Bases of segmentation

Bases of segmentation is a term used to describe the basic dimensions that determine how a heterogeneous or a diverse market can be grouped into a relatively homogeneous market on the premises of geographic, demographic, behaviorist or psychographic categorization. In many cases segmentation is widely thought of as an art rather than a science and it is important to find the variables that define the specific segments. The variables that are chosen should be in line with the needs and preferences of the customers that are identified through market research.

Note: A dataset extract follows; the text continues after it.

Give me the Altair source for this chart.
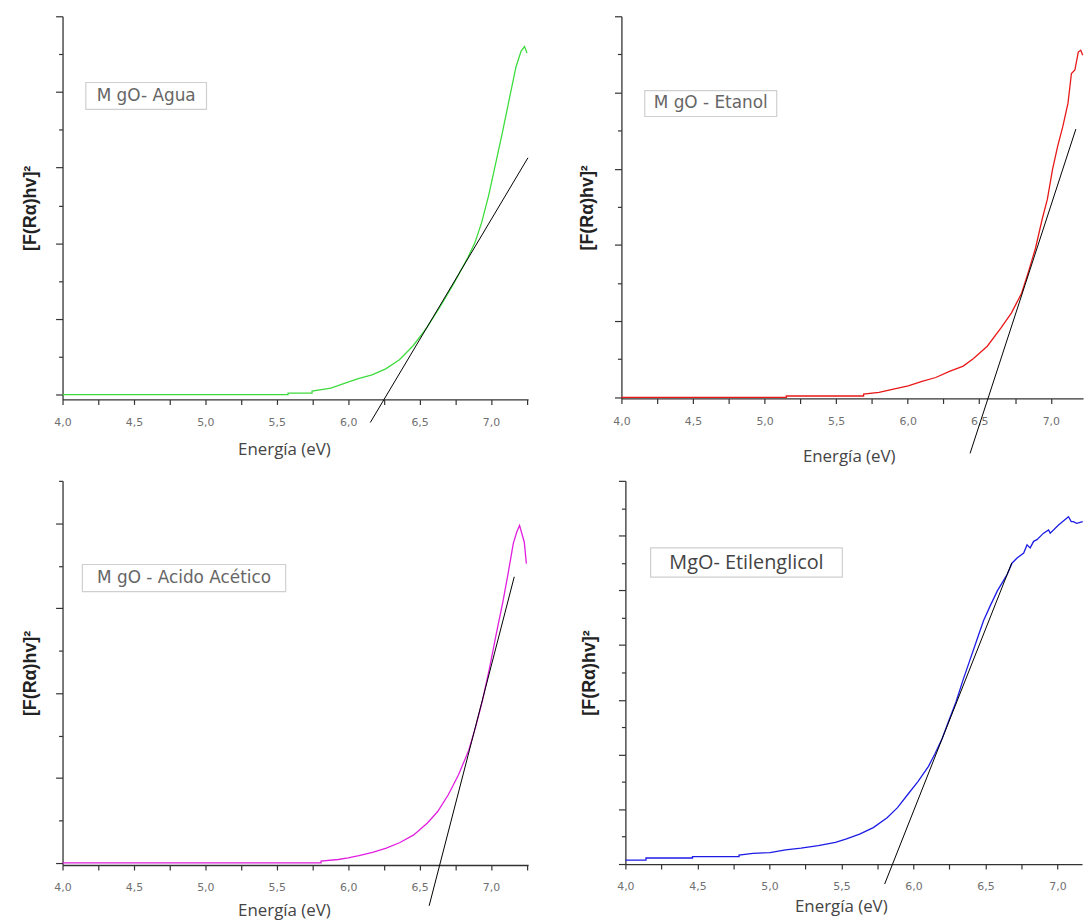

The bases of segmentation are commonly used for profiling the segments with the set market. These profiles include:

  • Geographic. In this situation, the base is determined by the geographical location of the market for example which region of the country, is rural or urban.
  • Demographic. This variable looks and divides the market according to age sex, family size, and level of income, level of education, religion, nationality race or tribe.
  • Psychographic. This variable dwells more on such important aspects of the market like the social class, the personality type of the individuals, and the lifestyles existent in that particular market.
  • Behavioral. This variable looks generally at issues that mainly dwell on aspects like the usage of the product or service, where it can be light, medium or heavy users. It also looks at brand loyalty and the type of users within the said segment (Kotler & Armstrong 1993:98).


P. Kotler, G. Armstrong (1993) Marketing, An Introduction, Prentice-Hall. p 45- 167 (Kotler & Armstrong 1993).